→ **DO THIS**
Set down the data below from its first line to the line holding "const timeMs = d3.range(0, 121).map(i", inclusive; omit all pictures.

___

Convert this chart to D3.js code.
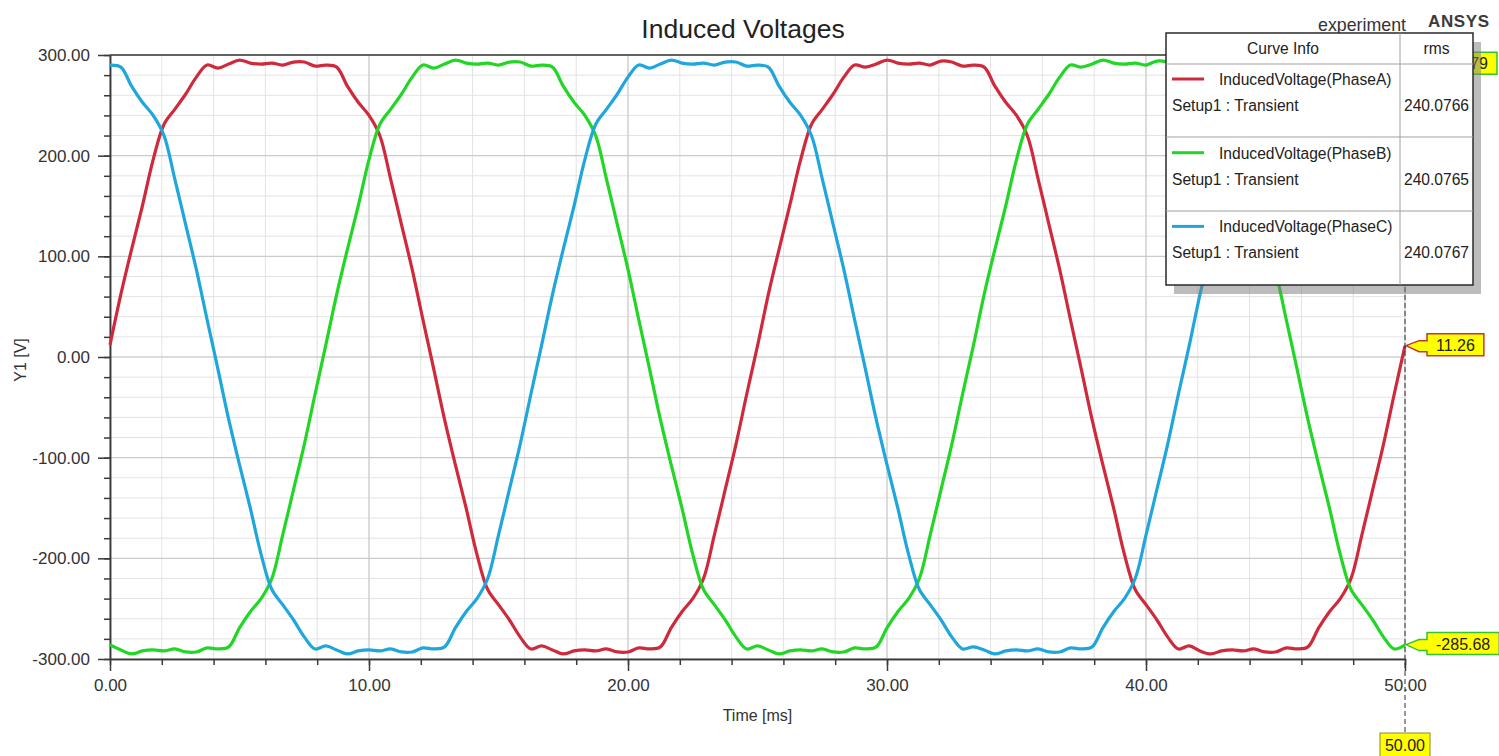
<!DOCTYPE html>
<html>
<head>
<meta charset="utf-8">
<script src="https://cdn.jsdelivr.net/npm/d3@7"></script>
<style>
  html, body { margin: 0; padding: 0; background: #fff; }
  svg { display: block; font-family: "Liberation Sans", Arial, sans-serif; }
</style>
</head>
<body>
<svg id="chart" width="1499" height="756"></svg>
<script>
// ---------- data ----------
const timeMs = d3.range(0, 121).map(i => i * 50 / 120); // sample instants, 0 .. 50 ms

const phaseA = [
  12, 62, 107, 150, 196, 231, 246, 261, 278, 290, 287, 291, 295, 292, 291, 292, 290, 293, 293, 289, 290, 288, 269, 253, 240, 220, 177, 132, 87, 37,
  -12, -62, -107, -150, -196, -231, -246, -261, -278, -290, -287, -291, -295, -292, -291, -292, -290, -293, -293, -289, -290, -288, -269, -253, -240, -220, -177, -132, -87, -37,
  11, 62, 107, 151, 196, 231, 246, 261, 278, 290, 288, 291, 295, 292, 291, 292, 290, 294, 293, 289, 290, 288, 269, 253, 240, 220, 177, 132, 87, 37,
  -12, -62, -107, -150, -196, -231, -246, -261, -278, -290, -287, -292, -295, -292, -291, -292, -290, -293, -293, -289, -290, -288, -269, -253, -240, -220, -177, -132, -87, -37,
  11
];
const phaseB = [
  -286, -291, -295, -292, -291, -292, -290, -293, -293, -289, -290, -288, -269, -253, -240, -220, -177, -132, -87, -37,
  12, 62, 107, 150, 196, 231, 246, 261, 278, 290, 287, 291, 295, 292, 291, 292, 290, 293, 293, 289, 290, 288, 269, 253, 240, 220, 177, 132, 87, 37,
  -12, -62, -107, -150, -196, -231, -246, -261, -278, -290,
  -287, -291, -295, -292, -291, -292, -290, -293, -293, -289, -290, -288, -269, -253, -240, -220, -177, -132, -87, -37,
  11, 62, 107, 150, 196, 231, 246, 261, 278, 290, 288, 291, 295, 292, 291, 292, 290, 294, 293, 289, 290, 288, 269, 253, 240, 220, 177, 132, 87, 37,
  -12, -62, -107, -150, -196, -231, -246, -261, -278, -290,
  -286
];
const phaseC = [
  290, 288, 269, 253, 240, 220, 177, 132, 87, 37,
  -12, -62, -107, -150, -196, -231, -246, -261, -278, -290, -287, -291, -295, -292, -291, -292, -290, -293, -293, -289, -290, -288, -269, -253, -240, -220, -177, -132, -87, -37,
  12, 62, 107, 150, 196, 231, 246, 261, 278, 290, 287, 291, 295, 292, 291, 292, 290, 293, 293, 289,
  290, 288, 269, 253, 240, 220, 177, 132, 87, 37,
  -12, -62, -107, -150, -196, -231, -246, -261, -278, -290, -288, -291, -295, -292, -291, -292, -290, -293, -293, -289, -290, -288, -269, -253, -240, -220, -177, -132, -87, -37,
  11, 62, 107, 150, 196, 231, 246, 261, 278, 290, 287, 291, 295, 292, 291, 292, 290, 294, 293, 289,
  290
];

const seriesNames = ["InducedVoltage(PhaseA)", "InducedVoltage(PhaseB)", "InducedVoltage(PhaseC)"];
const seriesRms = ["240.0766", "240.0765", "240.0767"];
const seriesSetup = "Setup1 : Transient";
const seriesColors = ["#cf2a3c", "#22d626", "#1fa6dc"];

const xMajorTicks = [0, 10, 20, 30, 40, 50];
const yMajorTicks = [-300, -200, -100, 0, 100, 200, 300];

const markerTime = 50.00;
const markerLabels = [
  { value: 11.26, text: "11.26", border: "#c0392b" },
  { value: -285.68, text: "-285.68", border: "#33c433" },
  { value: 290.79, text: "290.79", border: "#33c433" }
];

// ---------- layout ----------
const svg = d3.select("#chart");
const L = 110, R = 1405, T = 55, B = 659;
const x = d3.scaleLinear().domain([0, 50]).range([L, R]);
const y = d3.scaleLinear().domain([-300, 300]).range([B, T]);
const fmt2 = d3.format(".2f");
const fmt = v => fmt2(v).replace("\u2212", "-");

// grid
const grid = svg.append("g");
grid.selectAll(".vminor").data(d3.range(0, 50.001, 2)).join("line")
  .attr("x1", d => x(d)).attr("x2", d => x(d)).attr("y1", T).attr("y2", B)
  .attr("stroke", "#e3e3e3").attr("stroke-width", 1);
grid.selectAll(".hminor").data(d3.range(-300, 300.001, 20)).join("line")
  .attr("x1", L).attr("x2", R).attr("y1", d => y(d)).attr("y2", d => y(d))
  .attr("stroke", "#e3e3e3").attr("stroke-width", 1);
grid.append("g").selectAll("line").data(xMajorTicks).join("line")
  .attr("x1", d => x(d)).attr("x2", d => x(d)).attr("y1", T).attr("y2", B)
  .attr("stroke", "#c6c6c6").attr("stroke-width", 1);
grid.append("g").selectAll("line").data(yMajorTicks).join("line")
  .attr("x1", L).attr("x2", R).attr("y1", d => y(d)).attr("y2", d => y(d))
  .attr("stroke", "#c6c6c6").attr("stroke-width", 1);

// axes
const axisColor = "#3a3a3a";
function styleAxis(g) {
  g.selectAll("path, line").attr("stroke", axisColor).attr("stroke-width", 1.5);
  g.selectAll("text").attr("fill", "#333").attr("font-size", 17)
    .attr("font-family", "'Liberation Sans', Arial, sans-serif");
}
svg.append("g").attr("transform", `translate(${L},0)`)
  .call(d3.axisLeft(y).tickValues(d3.range(-300, 300.001, 20)).tickSize(6).tickFormat("").tickSizeOuter(0))
  .call(styleAxis);
svg.append("g").attr("transform", `translate(${L},0)`)
  .call(d3.axisLeft(y).tickValues(yMajorTicks).tickSize(12).tickPadding(8).tickFormat(fmt).tickSizeOuter(0))
  .call(styleAxis);
svg.append("g").attr("transform", `translate(0,${B})`)
  .call(d3.axisBottom(x).tickValues(d3.range(0, 50.001, 2)).tickSize(6).tickFormat("").tickSizeOuter(0))
  .call(styleAxis);
svg.append("g").attr("transform", `translate(0,${B})`)
  .call(d3.axisBottom(x).tickValues(xMajorTicks).tickSize(12).tickPadding(8).tickFormat(fmt).tickSizeOuter(0))
  .call(styleAxis);
// top frame
svg.append("line").attr("x1", L).attr("x2", R).attr("y1", T).attr("y2", T)
  .attr("stroke", axisColor).attr("stroke-width", 1.5);

// axis titles
svg.append("text").attr("x", (L + R) / 2).attr("y", 721).attr("text-anchor", "middle")
  .attr("font-size", 16).attr("fill", "#333").text("Time [ms]");
svg.append("text").attr("transform", "translate(26,360) rotate(-90)").attr("text-anchor", "middle")
  .attr("font-size", 16).attr("fill", "#333").text("Y1 [V]");

// title & corner texts
svg.append("text").attr("x", 743).attr("y", 38).attr("text-anchor", "middle")
  .attr("font-size", 26.5).attr("fill", "#222").text("Induced Voltages");
svg.append("text").attr("x", 1406).attr("y", 31).attr("text-anchor", "end")
  .attr("font-size", 17.8).attr("fill", "#333").text("experiment");
svg.append("text").attr("x", 1428).attr("y", 27)
  .attr("font-size", 17).attr("font-weight", "bold").attr("letter-spacing", 0.6).attr("fill", "#3a3a3a").text("ANSYS");

// curves
const allSeries = [phaseA, phaseB, phaseC];
const line = d3.line().x((d, i) => x(timeMs[i])).y(d => y(d)).curve(d3.curveCatmullRom.alpha(0.5));
svg.append("g").selectAll("path").data(allSeries).join("path")
  .attr("d", d => line(d)).attr("fill", "none")
  .attr("stroke", (d, i) => seriesColors[i]).attr("stroke-width", 3.2)
  .attr("stroke-linejoin", "round");

// marker line
svg.append("line").attr("x1", x(markerTime)).attr("x2", x(markerTime)).attr("y1", T).attr("y2", 733)
  .attr("stroke", "#333").attr("stroke-width", 1).attr("stroke-dasharray", "5,3");

// marker callouts
function callout(value, text, border, rightEdge) {
  const tipX = x(markerTime) + 1, tipY = y(value);
  const g = svg.append("g");
  const t = g.append("text").attr("font-size", 16).attr("fill", "#222").text(text);
  const w = t.node().getComputedTextLength();
  const bx = rightEdge ? rightEdge - w - 18 : 1427;
  const bw = w + 18, bh = 22, by = tipY - 12;
  const pts = [[tipX, tipY], [bx - 8, tipY - 5], [bx, tipY - 5], [bx, by], [bx + bw, by], [bx + bw, by + bh],
               [bx, by + bh], [bx, tipY + 6], [bx - 8, tipY + 6]];
  g.insert("path", "text").attr("d", "M" + pts.map(p => p.join(",")).join("L") + "Z")
    .attr("fill", "#ffff00").attr("stroke", border).attr("stroke-width", 1.5);
  t.attr("x", bx + 9).attr("y", by + 17);
}
callout(markerLabels[0].value, markerLabels[0].text, markerLabels[0].border);
callout(markerLabels[1].value, markerLabels[1].text, markerLabels[1].border);
callout(markerLabels[2].value, markerLabels[2].text, markerLabels[2].border, 1497);

// x marker label
const xm = svg.append("g");
const xmText = xm.append("text").attr("x", x(markerTime)).attr("y", 751).attr("text-anchor", "middle")
  .attr("font-size", 16).attr("fill", "#222").text(fmt(markerTime));
const xmw = xmText.node().getComputedTextLength();
xm.insert("rect", "text").attr("x", x(markerTime) - xmw / 2 - 5).attr("y", 733).attr("width", xmw + 10).attr("height", 26)
  .attr("fill", "#ffff00").attr("stroke", "#8a8a3a").attr("stroke-width", 1);

// legend
const lg = svg.append("g");
const lx = 1166, ly = 33, lw = 307, lh = 252, colX = 1400;
const fs = 15.6;
lg.append("rect").attr("x", lx + 8).attr("y", ly + 9).attr("width", lw).attr("height", lh)
  .attr("fill", "#7a7a7a").attr("fill-opacity", 0.5);
lg.append("rect").attr("x", lx).attr("y", ly).attr("width", lw).attr("height", lh)
  .attr("fill", "#fff").attr("stroke", "#2a2a2a").attr("stroke-width", 1.5);
lg.append("line").attr("x1", colX).attr("x2", colX).attr("y1", ly).attr("y2", ly + lh).attr("stroke", "#a0a0a0");
[64, 137, 211].forEach(yy => lg.append("line").attr("x1", lx).attr("x2", lx + lw).attr("y1", yy).attr("y2", yy).attr("stroke", "#a0a0a0"));
lg.append("text").attr("x", (lx + colX) / 2).attr("y", 54).attr("text-anchor", "middle").attr("font-size", fs).attr("fill", "#222").text("Curve Info");
lg.append("text").attr("x", (colX + lx + lw) / 2).attr("y", 54).attr("text-anchor", "middle").attr("font-size", fs).attr("fill", "#222").text("rms");
seriesNames.forEach((name, i) => {
  const oy = 64 + i * 73.7;
  lg.append("line").attr("x1", 1172).attr("x2", 1204).attr("y1", oy + 15).attr("y2", oy + 15)
    .attr("stroke", seriesColors[i]).attr("stroke-width", 3);
  lg.append("text").attr("x", 1219).attr("y", oy + 21).attr("font-size", fs).attr("fill", "#222").text(name);
  lg.append("text").attr("x", 1172).attr("y", oy + 47).attr("font-size", fs).attr("fill", "#222").text(seriesSetup);
  lg.append("text").attr("x", (colX + lx + lw) / 2).attr("y", oy + 47).attr("text-anchor", "middle").attr("font-size", fs).attr("fill", "#222").text(seriesRms[i]);
});
</script>
</body>
</html>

___

→ **ANSWER TO THE TASK**
Convert this chart to D3.js code.
<!DOCTYPE html>
<html>
<head>
<meta charset="utf-8">
<script src="https://cdn.jsdelivr.net/npm/d3@7"></script>
<style>
  html, body { margin: 0; padding: 0; background: #fff; }
  svg { display: block; font-family: "Liberation Sans", Arial, sans-serif; }
</style>
</head>
<body>
<svg id="chart" width="1499" height="756"></svg>
<script>
// ---------- data ----------
const timeMs = d3.range(0, 121).map(i => i * 50 / 120); // sample instants, 0 .. 50 ms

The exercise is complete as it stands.